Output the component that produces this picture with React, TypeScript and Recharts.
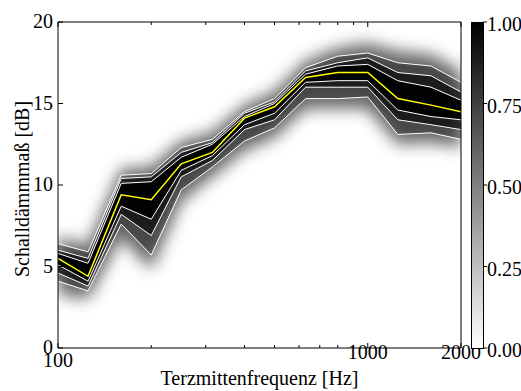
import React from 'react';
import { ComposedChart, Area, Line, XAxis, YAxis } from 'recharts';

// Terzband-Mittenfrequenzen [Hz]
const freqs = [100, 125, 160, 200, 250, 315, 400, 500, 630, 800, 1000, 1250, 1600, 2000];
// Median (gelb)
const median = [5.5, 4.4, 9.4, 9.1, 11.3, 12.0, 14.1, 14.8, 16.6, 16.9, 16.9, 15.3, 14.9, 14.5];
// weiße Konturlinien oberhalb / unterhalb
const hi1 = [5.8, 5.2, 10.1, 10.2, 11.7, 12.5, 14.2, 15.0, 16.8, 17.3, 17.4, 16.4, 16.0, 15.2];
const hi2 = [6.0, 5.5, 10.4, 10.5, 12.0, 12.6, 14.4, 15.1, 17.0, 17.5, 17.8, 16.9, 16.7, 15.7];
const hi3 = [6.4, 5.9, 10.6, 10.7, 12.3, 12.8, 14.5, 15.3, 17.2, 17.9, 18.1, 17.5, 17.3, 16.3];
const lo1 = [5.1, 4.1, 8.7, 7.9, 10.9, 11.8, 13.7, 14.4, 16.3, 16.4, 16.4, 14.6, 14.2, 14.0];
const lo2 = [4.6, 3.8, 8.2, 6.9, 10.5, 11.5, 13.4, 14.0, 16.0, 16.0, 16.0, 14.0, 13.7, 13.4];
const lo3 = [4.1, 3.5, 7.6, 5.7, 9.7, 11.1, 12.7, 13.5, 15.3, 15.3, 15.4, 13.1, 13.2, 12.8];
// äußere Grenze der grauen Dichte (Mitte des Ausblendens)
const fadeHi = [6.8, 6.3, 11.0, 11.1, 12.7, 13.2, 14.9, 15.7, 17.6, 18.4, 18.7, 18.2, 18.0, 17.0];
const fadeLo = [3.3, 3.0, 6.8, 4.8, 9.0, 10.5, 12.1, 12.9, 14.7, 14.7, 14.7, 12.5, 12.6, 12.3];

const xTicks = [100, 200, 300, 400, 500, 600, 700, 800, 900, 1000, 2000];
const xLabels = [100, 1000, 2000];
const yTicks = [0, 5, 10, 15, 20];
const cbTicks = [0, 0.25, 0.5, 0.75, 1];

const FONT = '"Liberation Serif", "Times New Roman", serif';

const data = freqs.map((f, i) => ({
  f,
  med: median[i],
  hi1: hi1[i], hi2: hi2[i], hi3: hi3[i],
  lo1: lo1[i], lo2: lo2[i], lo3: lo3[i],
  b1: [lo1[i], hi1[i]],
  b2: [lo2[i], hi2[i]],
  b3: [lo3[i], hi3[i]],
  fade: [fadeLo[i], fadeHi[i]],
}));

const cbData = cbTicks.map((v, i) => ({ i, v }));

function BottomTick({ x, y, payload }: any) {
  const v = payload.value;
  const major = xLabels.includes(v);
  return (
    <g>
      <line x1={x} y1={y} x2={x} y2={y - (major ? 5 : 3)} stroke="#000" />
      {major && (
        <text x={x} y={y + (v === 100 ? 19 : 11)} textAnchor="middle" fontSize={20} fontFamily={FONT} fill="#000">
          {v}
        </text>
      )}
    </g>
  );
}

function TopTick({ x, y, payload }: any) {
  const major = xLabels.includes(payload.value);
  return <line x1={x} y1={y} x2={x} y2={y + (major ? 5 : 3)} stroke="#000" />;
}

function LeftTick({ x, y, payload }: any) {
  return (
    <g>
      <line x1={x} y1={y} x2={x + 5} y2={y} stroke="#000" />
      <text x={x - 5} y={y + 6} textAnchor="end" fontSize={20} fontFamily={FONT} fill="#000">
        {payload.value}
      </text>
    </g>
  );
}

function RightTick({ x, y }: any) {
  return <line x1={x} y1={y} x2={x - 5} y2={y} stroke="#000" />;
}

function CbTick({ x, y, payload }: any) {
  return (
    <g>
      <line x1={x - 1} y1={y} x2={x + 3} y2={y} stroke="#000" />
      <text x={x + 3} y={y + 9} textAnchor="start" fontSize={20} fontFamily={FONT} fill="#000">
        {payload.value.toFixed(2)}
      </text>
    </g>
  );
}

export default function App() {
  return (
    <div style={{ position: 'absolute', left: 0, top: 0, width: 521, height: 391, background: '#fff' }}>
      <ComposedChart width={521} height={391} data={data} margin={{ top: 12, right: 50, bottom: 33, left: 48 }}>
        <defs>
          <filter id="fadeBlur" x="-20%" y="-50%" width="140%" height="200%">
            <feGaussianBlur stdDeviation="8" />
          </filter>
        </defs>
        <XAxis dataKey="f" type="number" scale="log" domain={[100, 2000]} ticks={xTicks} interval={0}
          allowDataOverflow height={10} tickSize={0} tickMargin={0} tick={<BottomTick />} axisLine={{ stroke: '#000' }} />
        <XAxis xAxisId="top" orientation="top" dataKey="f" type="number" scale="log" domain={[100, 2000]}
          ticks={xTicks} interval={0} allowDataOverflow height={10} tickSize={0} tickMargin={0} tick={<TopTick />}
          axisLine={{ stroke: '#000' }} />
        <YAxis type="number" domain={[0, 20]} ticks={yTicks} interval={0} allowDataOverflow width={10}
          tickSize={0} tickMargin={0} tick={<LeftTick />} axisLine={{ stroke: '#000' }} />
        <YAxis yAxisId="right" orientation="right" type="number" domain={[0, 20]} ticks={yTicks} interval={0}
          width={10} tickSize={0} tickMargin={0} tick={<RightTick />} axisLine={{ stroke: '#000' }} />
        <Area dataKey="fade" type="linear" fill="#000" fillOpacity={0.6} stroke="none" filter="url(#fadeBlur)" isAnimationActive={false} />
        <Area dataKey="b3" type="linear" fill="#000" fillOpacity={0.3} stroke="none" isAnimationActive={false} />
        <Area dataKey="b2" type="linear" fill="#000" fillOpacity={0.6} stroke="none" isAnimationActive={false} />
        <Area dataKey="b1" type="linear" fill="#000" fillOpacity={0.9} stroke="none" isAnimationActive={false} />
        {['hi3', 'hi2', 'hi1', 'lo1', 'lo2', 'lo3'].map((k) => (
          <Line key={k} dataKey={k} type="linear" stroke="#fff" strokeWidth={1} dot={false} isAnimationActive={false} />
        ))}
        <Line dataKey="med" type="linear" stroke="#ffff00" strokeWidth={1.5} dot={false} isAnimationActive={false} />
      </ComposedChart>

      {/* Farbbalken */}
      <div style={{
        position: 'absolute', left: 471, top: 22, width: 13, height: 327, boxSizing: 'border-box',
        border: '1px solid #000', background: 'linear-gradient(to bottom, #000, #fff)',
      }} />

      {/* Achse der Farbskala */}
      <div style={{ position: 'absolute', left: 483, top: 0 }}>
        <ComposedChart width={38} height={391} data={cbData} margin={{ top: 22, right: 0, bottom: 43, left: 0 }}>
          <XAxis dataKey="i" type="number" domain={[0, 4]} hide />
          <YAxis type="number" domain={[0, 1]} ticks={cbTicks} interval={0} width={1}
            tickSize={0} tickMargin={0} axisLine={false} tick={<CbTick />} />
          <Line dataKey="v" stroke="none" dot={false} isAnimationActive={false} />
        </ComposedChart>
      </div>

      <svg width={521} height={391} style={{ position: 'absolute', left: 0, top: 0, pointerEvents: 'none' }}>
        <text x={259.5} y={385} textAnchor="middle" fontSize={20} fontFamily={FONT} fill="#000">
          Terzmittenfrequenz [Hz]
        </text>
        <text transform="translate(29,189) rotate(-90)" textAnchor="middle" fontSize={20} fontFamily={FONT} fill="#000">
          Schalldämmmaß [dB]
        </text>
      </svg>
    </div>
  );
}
---
=== Aim of the task ===
Leave out the pictures, then repeat the listing above exactly from its first line to the line with "Line, XAxis, YAxis", inclusive.

=== Expected answer ===
Output the component that produces this picture with React, TypeScript and Recharts.
import React from 'react';
import { ComposedChart, Area, Line, XAxis, YAxis } from 'recharts';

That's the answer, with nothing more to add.